On Saturday, Zamboanga’s mayor, Beng Climaco, said in an emotional statement that she had turned over management of the crisis to national officials.
“The spate of events that unfolded and continue to unfold are very heartbreaking and upsetting,” she said.
In addition to Mr. Aquino, attendees at Saturday’s strategy planning session included Vice President Jejomar Binay; the secretary of national defense, Voltaire Gazmin; and Interior Secretary Mar Roxas.
Mr. Roxas told reporters after the meeting that the military’s plan had been to prevent the violence from spreading to other parts of the city. That was accomplished, he said, and though he declined to offer details, he said the military was now trying to clear the rebels out of the neighborhoods they were holding.
As of Saturday afternoon, 3 civilians had been killed in the fighting and 28 had been wounded, officials said. In addition, three police officers and two members of the military had been killed.
Mr. Roxas said that the bodies of 21 rebels had been recovered, and that 26 others had also been reported killed.
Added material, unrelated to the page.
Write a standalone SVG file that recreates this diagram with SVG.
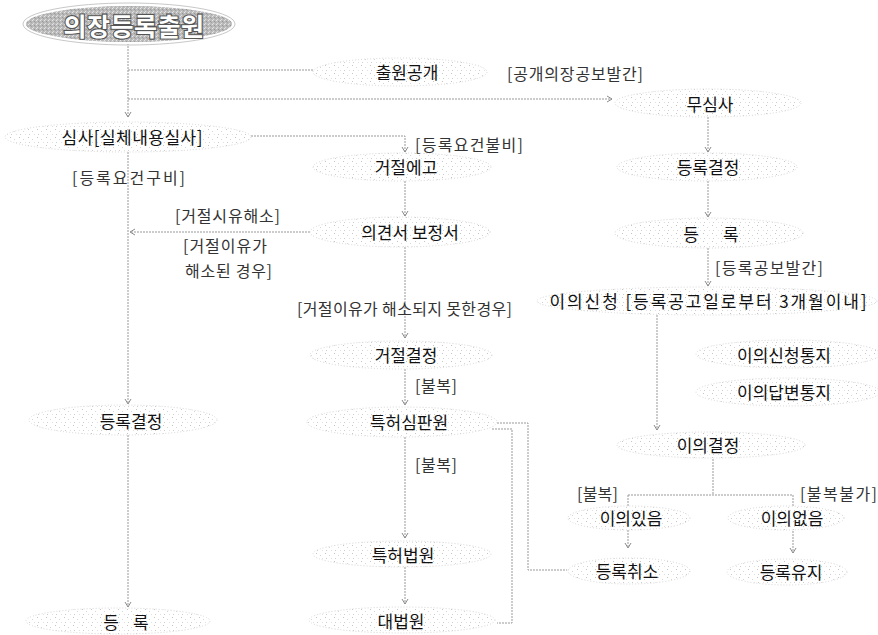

Some of the bodies, he said, had been burned in fires that the government said the rebels had set. Military officials estimated that 100 rebels remained in the area.
More than 400 homes in the rebel-held areas had been burned, and major sections of the city were impassable. The airport has been closed for five days, and commercial ships were asked to move away from the port area for security reasons.
“The entire city is virtually isolated from the world,” said Ms. Climaco, the mayor. “Innocent lives have been lost, properties have been damaged and our economy paralyzed.”
The Moro National Liberation Front signed a peace deal with the Philippine government in 1996, but many of its members retained their weapons. Leaders of the group have said the government’s peace deal last year with the larger rival group, the Moro Islamic Liberation Front, had undercut their own peace agreement.